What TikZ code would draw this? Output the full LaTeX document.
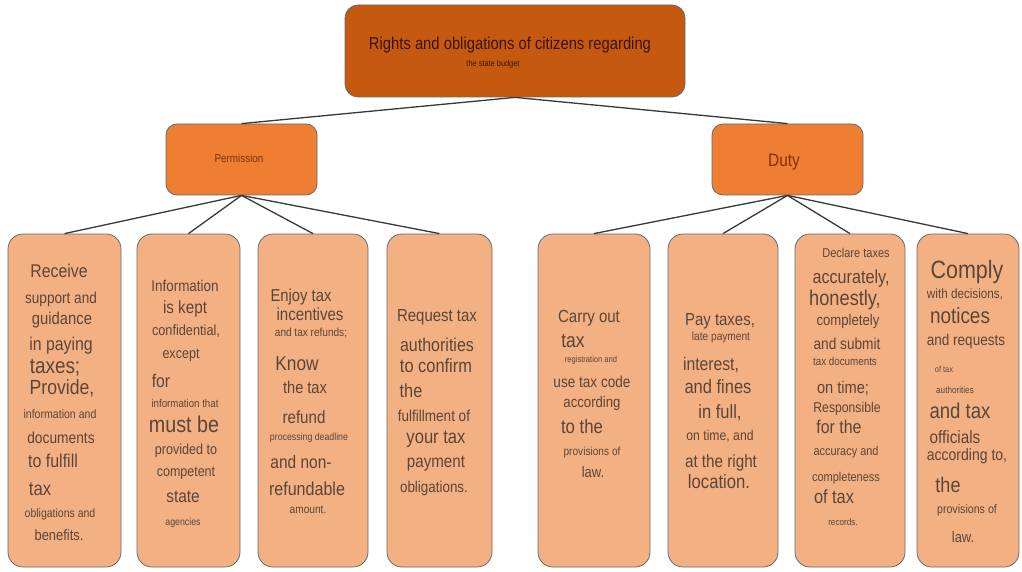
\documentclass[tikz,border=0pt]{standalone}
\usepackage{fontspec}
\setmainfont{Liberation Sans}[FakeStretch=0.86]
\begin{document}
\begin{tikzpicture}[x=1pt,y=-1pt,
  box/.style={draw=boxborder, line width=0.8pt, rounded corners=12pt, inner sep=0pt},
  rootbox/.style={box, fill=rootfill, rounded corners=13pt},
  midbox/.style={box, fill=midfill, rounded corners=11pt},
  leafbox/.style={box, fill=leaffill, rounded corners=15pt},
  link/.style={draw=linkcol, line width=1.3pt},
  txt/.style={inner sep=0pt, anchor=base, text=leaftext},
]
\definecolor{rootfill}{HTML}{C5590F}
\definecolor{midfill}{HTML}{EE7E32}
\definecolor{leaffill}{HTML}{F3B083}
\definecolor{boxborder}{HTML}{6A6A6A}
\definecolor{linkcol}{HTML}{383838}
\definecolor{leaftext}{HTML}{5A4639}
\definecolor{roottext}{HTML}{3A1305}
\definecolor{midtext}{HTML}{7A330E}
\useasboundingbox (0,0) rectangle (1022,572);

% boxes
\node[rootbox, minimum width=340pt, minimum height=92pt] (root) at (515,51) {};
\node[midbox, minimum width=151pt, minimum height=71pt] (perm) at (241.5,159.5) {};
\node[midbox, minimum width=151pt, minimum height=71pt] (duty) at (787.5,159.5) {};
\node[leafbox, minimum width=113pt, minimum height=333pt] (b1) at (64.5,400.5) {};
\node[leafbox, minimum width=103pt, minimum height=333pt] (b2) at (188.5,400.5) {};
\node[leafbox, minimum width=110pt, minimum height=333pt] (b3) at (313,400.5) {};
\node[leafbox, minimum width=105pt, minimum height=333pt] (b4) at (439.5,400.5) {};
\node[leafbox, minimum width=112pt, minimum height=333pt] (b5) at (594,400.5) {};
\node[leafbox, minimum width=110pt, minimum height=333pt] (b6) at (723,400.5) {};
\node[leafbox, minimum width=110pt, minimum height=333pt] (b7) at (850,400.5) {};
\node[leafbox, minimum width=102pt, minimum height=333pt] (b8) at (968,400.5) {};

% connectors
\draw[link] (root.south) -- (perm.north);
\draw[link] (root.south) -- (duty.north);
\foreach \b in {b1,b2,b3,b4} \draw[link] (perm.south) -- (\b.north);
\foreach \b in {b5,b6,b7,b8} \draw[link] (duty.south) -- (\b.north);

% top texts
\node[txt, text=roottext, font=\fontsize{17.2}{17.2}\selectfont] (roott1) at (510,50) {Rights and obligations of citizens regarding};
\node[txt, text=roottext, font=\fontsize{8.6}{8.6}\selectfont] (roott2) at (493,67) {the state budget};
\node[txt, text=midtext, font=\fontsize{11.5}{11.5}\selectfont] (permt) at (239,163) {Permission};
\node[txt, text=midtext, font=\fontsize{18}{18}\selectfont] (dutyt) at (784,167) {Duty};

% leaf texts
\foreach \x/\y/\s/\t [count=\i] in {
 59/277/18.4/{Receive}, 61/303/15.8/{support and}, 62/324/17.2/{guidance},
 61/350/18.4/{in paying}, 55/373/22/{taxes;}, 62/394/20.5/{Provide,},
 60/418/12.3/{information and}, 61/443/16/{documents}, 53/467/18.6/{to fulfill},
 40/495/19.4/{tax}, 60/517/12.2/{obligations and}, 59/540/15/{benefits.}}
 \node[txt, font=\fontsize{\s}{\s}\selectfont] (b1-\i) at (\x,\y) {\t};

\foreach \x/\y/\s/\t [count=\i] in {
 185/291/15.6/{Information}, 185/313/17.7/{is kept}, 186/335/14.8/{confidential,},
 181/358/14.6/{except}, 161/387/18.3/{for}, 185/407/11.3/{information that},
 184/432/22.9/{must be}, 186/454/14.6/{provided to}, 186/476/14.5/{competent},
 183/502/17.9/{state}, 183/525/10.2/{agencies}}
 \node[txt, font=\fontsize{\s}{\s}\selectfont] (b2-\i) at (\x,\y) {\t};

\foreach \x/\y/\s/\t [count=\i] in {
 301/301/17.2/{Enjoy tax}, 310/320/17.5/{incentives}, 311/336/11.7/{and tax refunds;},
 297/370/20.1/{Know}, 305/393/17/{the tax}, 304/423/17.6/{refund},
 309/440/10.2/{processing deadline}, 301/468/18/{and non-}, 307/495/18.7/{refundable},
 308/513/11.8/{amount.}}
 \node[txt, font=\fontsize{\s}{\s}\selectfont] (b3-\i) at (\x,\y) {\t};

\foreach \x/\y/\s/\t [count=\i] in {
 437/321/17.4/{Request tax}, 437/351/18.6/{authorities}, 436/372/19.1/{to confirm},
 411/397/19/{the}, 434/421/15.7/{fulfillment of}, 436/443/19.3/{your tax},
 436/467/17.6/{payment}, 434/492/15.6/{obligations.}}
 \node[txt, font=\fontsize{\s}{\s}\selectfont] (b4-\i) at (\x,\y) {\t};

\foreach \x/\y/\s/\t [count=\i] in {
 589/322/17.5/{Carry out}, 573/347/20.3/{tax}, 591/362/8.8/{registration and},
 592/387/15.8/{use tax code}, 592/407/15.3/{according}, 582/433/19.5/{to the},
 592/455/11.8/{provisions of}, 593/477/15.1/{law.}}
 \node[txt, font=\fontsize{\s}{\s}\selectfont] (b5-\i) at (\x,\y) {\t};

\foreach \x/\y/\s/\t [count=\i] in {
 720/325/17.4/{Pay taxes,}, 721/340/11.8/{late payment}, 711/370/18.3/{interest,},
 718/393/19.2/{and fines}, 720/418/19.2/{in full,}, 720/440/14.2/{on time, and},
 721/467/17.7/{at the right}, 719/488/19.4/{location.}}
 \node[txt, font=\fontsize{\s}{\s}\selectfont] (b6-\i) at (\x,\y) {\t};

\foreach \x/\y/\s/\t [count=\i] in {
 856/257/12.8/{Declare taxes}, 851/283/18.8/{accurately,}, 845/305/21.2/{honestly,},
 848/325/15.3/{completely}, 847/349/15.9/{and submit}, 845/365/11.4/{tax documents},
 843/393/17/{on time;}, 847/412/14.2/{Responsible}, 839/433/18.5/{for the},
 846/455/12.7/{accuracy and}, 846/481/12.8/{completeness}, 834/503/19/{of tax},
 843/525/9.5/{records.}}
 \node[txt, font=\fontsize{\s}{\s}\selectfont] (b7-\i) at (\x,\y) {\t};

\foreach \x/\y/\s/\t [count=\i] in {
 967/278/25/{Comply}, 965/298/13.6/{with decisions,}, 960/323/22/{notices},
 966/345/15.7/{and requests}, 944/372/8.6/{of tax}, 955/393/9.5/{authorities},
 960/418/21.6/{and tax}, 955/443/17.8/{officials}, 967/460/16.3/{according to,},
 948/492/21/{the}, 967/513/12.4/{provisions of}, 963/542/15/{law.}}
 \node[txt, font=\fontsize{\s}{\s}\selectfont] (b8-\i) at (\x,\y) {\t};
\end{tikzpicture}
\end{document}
#####
Instructions for the task — Repeat the listing in full and exactly. Do not include any images.

Correct answer —
What TikZ code would draw this? Output the full LaTeX document.
\documentclass[tikz,border=0pt]{standalone}
\usepackage{fontspec}
\setmainfont{Liberation Sans}[FakeStretch=0.86]
\begin{document}
\begin{tikzpicture}[x=1pt,y=-1pt,
  box/.style={draw=boxborder, line width=0.8pt, rounded corners=12pt, inner sep=0pt},
  rootbox/.style={box, fill=rootfill, rounded corners=13pt},
  midbox/.style={box, fill=midfill, rounded corners=11pt},
  leafbox/.style={box, fill=leaffill, rounded corners=15pt},
  link/.style={draw=linkcol, line width=1.3pt},
  txt/.style={inner sep=0pt, anchor=base, text=leaftext},
]
\definecolor{rootfill}{HTML}{C5590F}
\definecolor{midfill}{HTML}{EE7E32}
\definecolor{leaffill}{HTML}{F3B083}
\definecolor{boxborder}{HTML}{6A6A6A}
\definecolor{linkcol}{HTML}{383838}
\definecolor{leaftext}{HTML}{5A4639}
\definecolor{roottext}{HTML}{3A1305}
\definecolor{midtext}{HTML}{7A330E}
\useasboundingbox (0,0) rectangle (1022,572);

% boxes
\node[rootbox, minimum width=340pt, minimum height=92pt] (root) at (515,51) {};
\node[midbox, minimum width=151pt, minimum height=71pt] (perm) at (241.5,159.5) {};
\node[midbox, minimum width=151pt, minimum height=71pt] (duty) at (787.5,159.5) {};
\node[leafbox, minimum width=113pt, minimum height=333pt] (b1) at (64.5,400.5) {};
\node[leafbox, minimum width=103pt, minimum height=333pt] (b2) at (188.5,400.5) {};
\node[leafbox, minimum width=110pt, minimum height=333pt] (b3) at (313,400.5) {};
\node[leafbox, minimum width=105pt, minimum height=333pt] (b4) at (439.5,400.5) {};
\node[leafbox, minimum width=112pt, minimum height=333pt] (b5) at (594,400.5) {};
\node[leafbox, minimum width=110pt, minimum height=333pt] (b6) at (723,400.5) {};
\node[leafbox, minimum width=110pt, minimum height=333pt] (b7) at (850,400.5) {};
\node[leafbox, minimum width=102pt, minimum height=333pt] (b8) at (968,400.5) {};

% connectors
\draw[link] (root.south) -- (perm.north);
\draw[link] (root.south) -- (duty.north);
\foreach \b in {b1,b2,b3,b4} \draw[link] (perm.south) -- (\b.north);
\foreach \b in {b5,b6,b7,b8} \draw[link] (duty.south) -- (\b.north);

% top texts
\node[txt, text=roottext, font=\fontsize{17.2}{17.2}\selectfont] (roott1) at (510,50) {Rights and obligations of citizens regarding};
\node[txt, text=roottext, font=\fontsize{8.6}{8.6}\selectfont] (roott2) at (493,67) {the state budget};
\node[txt, text=midtext, font=\fontsize{11.5}{11.5}\selectfont] (permt) at (239,163) {Permission};
\node[txt, text=midtext, font=\fontsize{18}{18}\selectfont] (dutyt) at (784,167) {Duty};

% leaf texts
\foreach \x/\y/\s/\t [count=\i] in {
 59/277/18.4/{Receive}, 61/303/15.8/{support and}, 62/324/17.2/{guidance},
 61/350/18.4/{in paying}, 55/373/22/{taxes;}, 62/394/20.5/{Provide,},
 60/418/12.3/{information and}, 61/443/16/{documents}, 53/467/18.6/{to fulfill},
 40/495/19.4/{tax}, 60/517/12.2/{obligations and}, 59/540/15/{benefits.}}
 \node[txt, font=\fontsize{\s}{\s}\selectfont] (b1-\i) at (\x,\y) {\t};

\foreach \x/\y/\s/\t [count=\i] in {
 185/291/15.6/{Information}, 185/313/17.7/{is kept}, 186/335/14.8/{confidential,},
 181/358/14.6/{except}, 161/387/18.3/{for}, 185/407/11.3/{information that},
 184/432/22.9/{must be}, 186/454/14.6/{provided to}, 186/476/14.5/{competent},
 183/502/17.9/{state}, 183/525/10.2/{agencies}}
 \node[txt, font=\fontsize{\s}{\s}\selectfont] (b2-\i) at (\x,\y) {\t};

\foreach \x/\y/\s/\t [count=\i] in {
 301/301/17.2/{Enjoy tax}, 310/320/17.5/{incentives}, 311/336/11.7/{and tax refunds;},
 297/370/20.1/{Know}, 305/393/17/{the tax}, 304/423/17.6/{refund},
 309/440/10.2/{processing deadline}, 301/468/18/{and non-}, 307/495/18.7/{refundable},
 308/513/11.8/{amount.}}
 \node[txt, font=\fontsize{\s}{\s}\selectfont] (b3-\i) at (\x,\y) {\t};

\foreach \x/\y/\s/\t [count=\i] in {
 437/321/17.4/{Request tax}, 437/351/18.6/{authorities}, 436/372/19.1/{to confirm},
 411/397/19/{the}, 434/421/15.7/{fulfillment of}, 436/443/19.3/{your tax},
 436/467/17.6/{payment}, 434/492/15.6/{obligations.}}
 \node[txt, font=\fontsize{\s}{\s}\selectfont] (b4-\i) at (\x,\y) {\t};

\foreach \x/\y/\s/\t [count=\i] in {
 589/322/17.5/{Carry out}, 573/347/20.3/{tax}, 591/362/8.8/{registration and},
 592/387/15.8/{use tax code}, 592/407/15.3/{according}, 582/433/19.5/{to the},
 592/455/11.8/{provisions of}, 593/477/15.1/{law.}}
 \node[txt, font=\fontsize{\s}{\s}\selectfont] (b5-\i) at (\x,\y) {\t};

\foreach \x/\y/\s/\t [count=\i] in {
 720/325/17.4/{Pay taxes,}, 721/340/11.8/{late payment}, 711/370/18.3/{interest,},
 718/393/19.2/{and fines}, 720/418/19.2/{in full,}, 720/440/14.2/{on time, and},
 721/467/17.7/{at the right}, 719/488/19.4/{location.}}
 \node[txt, font=\fontsize{\s}{\s}\selectfont] (b6-\i) at (\x,\y) {\t};

\foreach \x/\y/\s/\t [count=\i] in {
 856/257/12.8/{Declare taxes}, 851/283/18.8/{accurately,}, 845/305/21.2/{honestly,},
 848/325/15.3/{completely}, 847/349/15.9/{and submit}, 845/365/11.4/{tax documents},
 843/393/17/{on time;}, 847/412/14.2/{Responsible}, 839/433/18.5/{for the},
 846/455/12.7/{accuracy and}, 846/481/12.8/{completeness}, 834/503/19/{of tax},
 843/525/9.5/{records.}}
 \node[txt, font=\fontsize{\s}{\s}\selectfont] (b7-\i) at (\x,\y) {\t};

\foreach \x/\y/\s/\t [count=\i] in {
 967/278/25/{Comply}, 965/298/13.6/{with decisions,}, 960/323/22/{notices},
 966/345/15.7/{and requests}, 944/372/8.6/{of tax}, 955/393/9.5/{authorities},
 960/418/21.6/{and tax}, 955/443/17.8/{officials}, 967/460/16.3/{according to,},
 948/492/21/{the}, 967/513/12.4/{provisions of}, 963/542/15/{law.}}
 \node[txt, font=\fontsize{\s}{\s}\selectfont] (b8-\i) at (\x,\y) {\t};
\end{tikzpicture}
\end{document}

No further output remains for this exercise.